東京都出身。脚本家、エッセイスト、作家として多くの作品を手掛ける。'96年にNHK連続テレビ小説『ふたりっ子』で第15回向田邦子賞、第5回橋田賞をダブル受賞。その他の代表作として『功名が辻』(NHK)、『長男の嫁』(TBS)、『アフリカの夜』(フジテレビ)、『四つの嘘』(テレビ朝日)など。(現在、毎週水曜22時よりドラマ『ギネ 産婦人科の女たち(日本テレビ系列)』が、絶賛オンエア中。雑誌では『婦人公論』にて『うるさくてもシズカ』を隔号連載中。

第4章 おばさんだってO.Kオーラは出すわ

(目の前のフランス書院文庫を眺めながら)最近の若い男には、年上の女性にお姫様だっこをされてベッドまで運ばれるとか、一人の男性に対して複数の女性から愛されるっていう内容がウケてるんでしょ? 信じられないわね。この『隣家の四姉妹』(上原稜・著 '09年8月刊)なんて、年齢の違う4人の女性から手ほどきを受けるってことでしょう? すごいわよねえ、でも楽しそう(笑)。
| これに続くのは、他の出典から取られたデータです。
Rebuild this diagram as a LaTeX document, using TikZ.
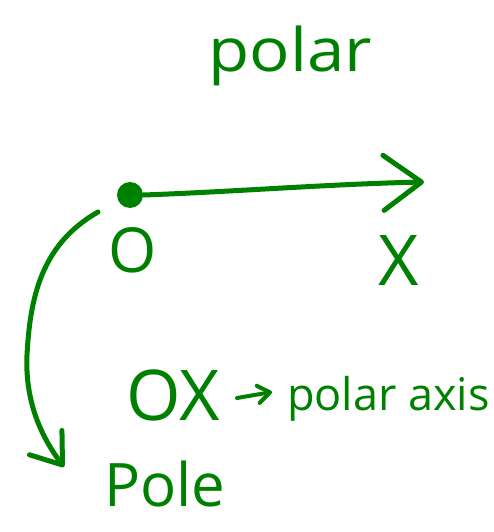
\documentclass[tikz,border=0pt]{standalone}
\usepackage{fontspec}
\setmainfont{Open Sans}
\usetikzlibrary{arrows.meta}
\definecolor{ink}{RGB}{0,128,0}
\tikzset{
  pen/.style={draw=ink, line width=5pt, line cap=round, line join=round},
  word/.style={text=ink, inner sep=0pt, anchor=base west},
  barb/.style={-{Straight Barb[length=#1, width=1.45*#1, line cap=round, line join=round]}},
}
\begin{document}
\begin{tikzpicture}[x=1pt, y=-1pt]
  \useasboundingbox (0,0) rectangle (494,532);
  % title
  \node[word, font=\fontsize{60}{60}\selectfont, xscale=1.12] (title) at (208,72) {polar};
  % pole point and the axis through it
  \node[circle, fill=ink, minimum size=26pt, inner sep=0pt] (dot) at (130,195) {};
  \coordinate (axisend) at (424,182);
  \draw[pen, barb=38pt] (dot.east) .. controls (230,192) and (330,184) .. (axisend);
  % labels of the two points
  \node[word, font=\fontsize{62}{62}\selectfont] (olab) at (108,272) {O};
  \node[word, font=\fontsize{70}{70}\selectfont] (xlab) at (378,285) {X};
  % note: OX -> polar axis
  \node[word, font=\fontsize{70}{70}\selectfont] (ox) at (126,420) {OX};
  \node[word, font=\fontsize{45}{45}\selectfont] (paxis) at (287,410) {polar axis};
  \coordinate (ns) at (237,398);
  \coordinate (ne) at (272,392);
  \draw[pen, line width=4pt, barb=12pt] (ns) -- (ne);
  % curved pointer to the word Pole
  \coordinate (cstart) at (98,212);
  \coordinate (cend) at (64,467);
  \draw[pen, barb=28pt] (cstart) .. controls (40,245) and (30,300) .. (27,355)
                        .. controls (25,400) and (40,435) .. (cend);
  \node[word, font=\fontsize{60}{60}\selectfont] (polew) at (104,506) {Pole};
\end{tikzpicture}
\end{document}
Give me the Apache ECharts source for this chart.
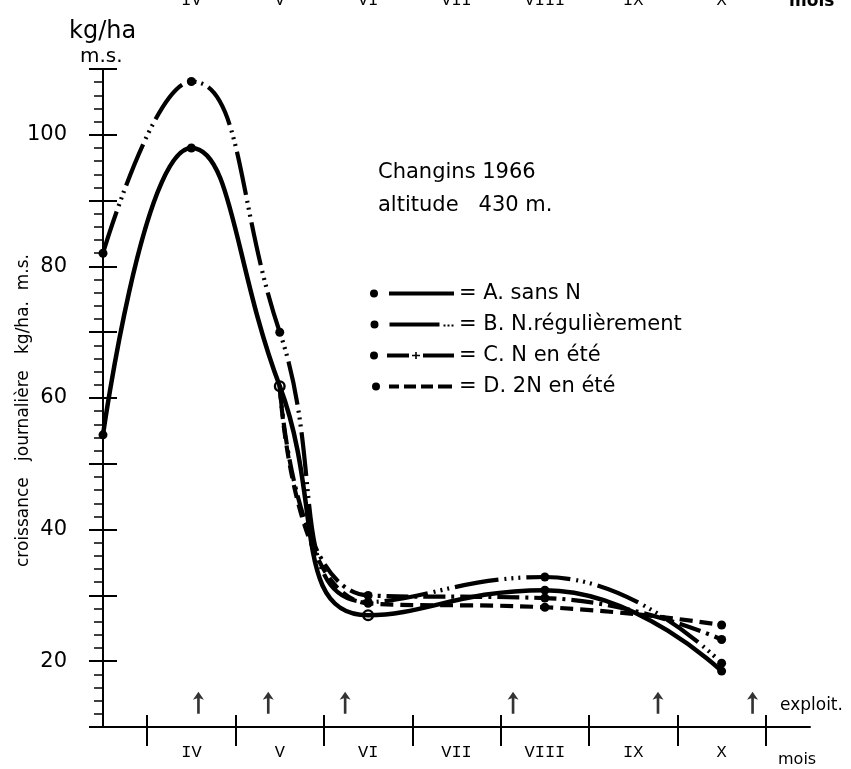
<!DOCTYPE html>
<html><head><meta charset="utf-8">
<script src="https://cdn.jsdelivr.net/npm/echarts@6/dist/echarts.min.js"></script>
<style>html,body{margin:0;padding:0;background:#fff}#c{width:851px;height:769px}</style>
</head><body><div id="c"></div><script>
// ---- data ----
const monthLabels = ['IV','V','VI','VII','VIII','IX','X'];
const monthCenters = [0.5,1.5,2.5,3.5,4.5,5.5,6.5];
const monthBounds = [0,1,2,3,4,5,6,7];
const yLabelValues = [20,40,60,80,100];
const seriesNames = ['A. sans N','B. N.régulièrement','C. N en été','D. 2N en été'];
const xA = [-0.5,0.5,1.5,2.5,4.5,6.5];
const valA = [54.4,98.0,61.8,27.0,30.8,18.5];
const xB = [-0.5,0.5,1.5,2.5,4.5,6.5];
const valB = [82.0,108.1,70.0,29.0,32.8,19.7];
const xC = [1.5,2.5,4.5,6.5];
const valC = [61.8,30.0,29.6,23.3];
const xD = [1.5,2.5,4.5,6.5];
const valD = [61.8,28.8,28.2,25.5];
const exploitX = [0.58,1.37,2.24,4.14,5.78,6.85];
const exploitY = 13.7;
const ringMonths = [1.5,2.5];

// ---- build ----
const FONT = 'DejaVu Sans';
const ring = 'path://M0,-10A10,10 0 1,1 0,10A10,10 0 1,1 0,-10Z M0,-6A6,6 0 1,0 0,6A6,6 0 1,0 0,-6Z M0,-3A3,3 0 1,1 0,3A3,3 0 1,1 0,-3Z';
function pts(xs, vs, opts) {
  return xs.map((x, i) => {
    const o = {value: [x, vs[i]]};
    if (opts && opts.ring && ringMonths.indexOf(x) >= 0) { o.symbol = ring; o.symbolSize = 12; }
    if (opts && opts.hideFirst && i === 0) { o.symbol = 'none'; }
    return o;
  });
}
const icons = [
  'path://M0,5A4,4 0 1,1 8,5A4,4 0 1,1 0,5Z M19,3H84V7H19Z',
  'path://M0,5A4,4 0 1,1 8,5A4,4 0 1,1 0,5Z M19,3H69V7H19Z M73,5H75V7H73Z M77,5H79V7H77Z M81,5H83V7H81Z',
  'path://M0,5A4,4 0 1,1 8,5A4,4 0 1,1 0,5Z M17,3H39V7H17Z M42,4.2H50V5.8H42Z M45.2,1.5H46.8V8.5H45.2Z M53,3H84V7H53Z',
  'path://M0,5A4,4 0 1,1 8,5A4,4 0 1,1 0,5Z M17,3H27V7H17Z M32,3H44V7H32Z M49,3H61V7H49Z M66,3H80V7H66Z'
];
const lineTypes = ['solid', [44,6,2,5,2,5,2,6], [22,6,3,6], [13,7]];
const dataSets = [pts(xA,valA,{ring:true}), pts(xB,valB), pts(xC,valC,{hideFirst:true}), pts(xD,valD,{hideFirst:true})];

const series = seriesNames.map((n, i) => ({
  name: n, type: 'line', smooth: 0.5, data: dataSets[i],
  symbol: 'circle', symbolSize: 9, showSymbol: true,
  itemStyle: {color: '#000'},
  lineStyle: {color: '#000', width: i === 0 ? 4.5 : 4.2, type: lineTypes[i], cap: 'butt'},
  z: 10 - i, animation: false
}));
series.push({
  name: 'exploit', type: 'scatter', data: exploitX.map(x => [x, exploitY]),
  symbol: 'path://M5,0L10,8L6.2,6.5V22H3.8V6.5L0,8Z', symbolSize: [11, 22],
  itemStyle: {color: '#000'}, animation: false, silent: true
});

const xBase = {type: 'value', min: -0.5, max: 7.5, splitLine: {show: false}, gridIndex: 0};
const yBase = {type: 'value', min: 10, max: 110, interval: 10, splitLine: {show: false}};

const option = {
  backgroundColor: '#fff',
  animation: false,
  grid: {left: 103, right: 41, top: 69, bottom: 42, containLabel: false, outerBoundsMode: 'none'},
  xAxis: [
    Object.assign({}, xBase, {
      position: 'bottom',
      axisLine: {show: true, onZero: false, lineStyle: {color: '#000', width: 2}},
      axisTick: {show: true, customValues: monthBounds, length: 19, lineStyle: {color: '#000', width: 2}},
      axisLabel: {customValues: monthCenters, formatter: v => monthLabels[Math.round(v - 0.5)],
        fontFamily: 'Liberation Mono', fontSize: 17, color: '#000', margin: 17}
    }),
    Object.assign({}, xBase, {
      position: 'bottom',
      axisLine: {show: false, onZero: false},
      axisTick: {show: true, inside: true, customValues: monthBounds, length: 12, lineStyle: {color: '#000', width: 2}},
      axisLabel: {show: false}
    }),
    Object.assign({}, xBase, {
      position: 'top',
      axisLine: {show: false, onZero: false},
      axisTick: {show: false},
      axisLabel: {customValues: monthCenters, formatter: v => monthLabels[Math.round(v - 0.5)],
        fontFamily: 'Liberation Mono', fontSize: 17, color: '#000', margin: 60}
    })
  ],
  yAxis: [
    Object.assign({}, yBase, {
      position: 'left',
      axisLine: {show: true, onZero: false, lineStyle: {color: '#000', width: 2}},
      axisTick: {show: true, length: 14, lineStyle: {color: '#000', width: 2}},
      minorTick: {show: true, splitNumber: 5, length: 9, lineStyle: {color: '#000', width: 1.5}},
      axisLabel: {formatter: v => yLabelValues.indexOf(v) >= 0 ? String(v) : '',
        fontFamily: FONT, fontSize: 21, color: '#000', margin: 36},
      name: 'croissance   journalière   kg/ha.  m.s.', nameLocation: 'middle', nameRotate: 90, nameGap: 71,
      nameMoveOverlap: false,
      nameTextStyle: {fontFamily: FONT, fontSize: 17, color: '#000', padding: [0, 0, 0, -25]}
    }),
    Object.assign({}, yBase, {
      position: 'left',
      axisLine: {show: false, onZero: false},
      axisTick: {show: true, inside: true, length: 14, lineStyle: {color: '#000', width: 2}},
      axisLabel: {show: false}
    })
  ],
  legend: {
    orient: 'vertical', left: 365, top: 278, itemWidth: 84, itemHeight: 8, itemGap: 10,
    data: seriesNames.map((n, i) => ({name: n, icon: icons[i]})),
    formatter: n => '= ' + n,
    textStyle: {fontFamily: FONT, fontSize: 21, color: '#000'},
    selectedMode: false
  },
  graphic: [
    {type: 'text', left: 69, top: 20, style: {text: 'kg/ha', font: '24px "DejaVu Sans"', fill: '#000'}},
    {type: 'text', left: 80, top: 47, style: {text: 'm.s.', font: '20px "DejaVu Sans"', fill: '#000'}},
    {type: 'text', left: 378, top: 162, style: {text: 'Changins 1966', font: '21px "DejaVu Sans"', fill: '#000'}},
    {type: 'text', left: 378, top: 195, style: {text: 'altitude   430 m.', font: '21px "DejaVu Sans"', fill: '#000'}},
    {type: 'text', left: 780, top: 697, style: {text: 'exploit.', font: '17px "DejaVu Sans"', fill: '#000'}},
    {type: 'text', left: 778, top: 752, style: {text: 'mois', font: '16px "DejaVu Sans"', fill: '#000'}},
    {type: 'text', left: 789, top: -7, style: {text: 'mois', font: 'bold 17px "DejaVu Sans"', fill: '#000'}}
  ],
  series: series
};
const chart = echarts.init(document.getElementById('c'), null, {renderer: 'canvas'});
chart.setOption(option);
</script></body></html>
最近は「草食男子」なんて言葉が取りあげられてるけど、それって遺伝子レベルでそうなってるのよね。私は今『ギネ』っていう産婦人科のドラマをやってるんだけど、頭が二つになった精子とか、尻尾がない精子っていうのがいっぱいあるわけ。こうなると生き方や社会がどうこうじゃなくて、男がそういう生態的な進化をしちゃってるのかもしれないわね。

ただ、基本的に、男って今も昔も傷つくのが嫌いなのよ。傷つくのが嫌だから、女に打って出るのを嫌がる。その辺は変わってないんじゃないかしら?

どんな恋愛でも、だいたい女が積極的だしO.Kオーラは女から出してるはず。女がビンビンに出して最後に行動するのが男よ。もちろん、私みたいなおばさんだって、O.Kオーラは出すわよ(笑)。私は以前つき合った男性から、「君はブスだから友達には会わせたくない」って言われたの。それからは「私みたいな女は黙ってちゃ男を捕まえられない」って思って、気に入った男がいたらガンガンアピールするようにしたわ。全て自分で押し倒してきたの。「男は押し倒すもんだ」と思ってね。

高校生でもお爺さんでも、男なら何歳でもいけるわ。あまりに年が離れた若い人とは言葉では語り合えない部分があると思うけど、体では語り合える気がする。昔は“若い人特有の高慢さ”みたいなのが苦手だったけど、最近はそれもカワイイと思えるようになってきたしね。

相手によって私自身を変えることなんてあり得ない、私は私のまま。昔は、いわゆる“女らしい女”を演じていたけど、だんだん経験を重ねていくようになると、ありのままで許し合えないと意味がないということがわかってきたの。ありのままに相手にぶつかってお互いを変革していくことが、恋愛だったりセックスだったりするわけでね。だから、今は相手が若かろうが年配であろうが、“私は私だ”っていうのはあるわね。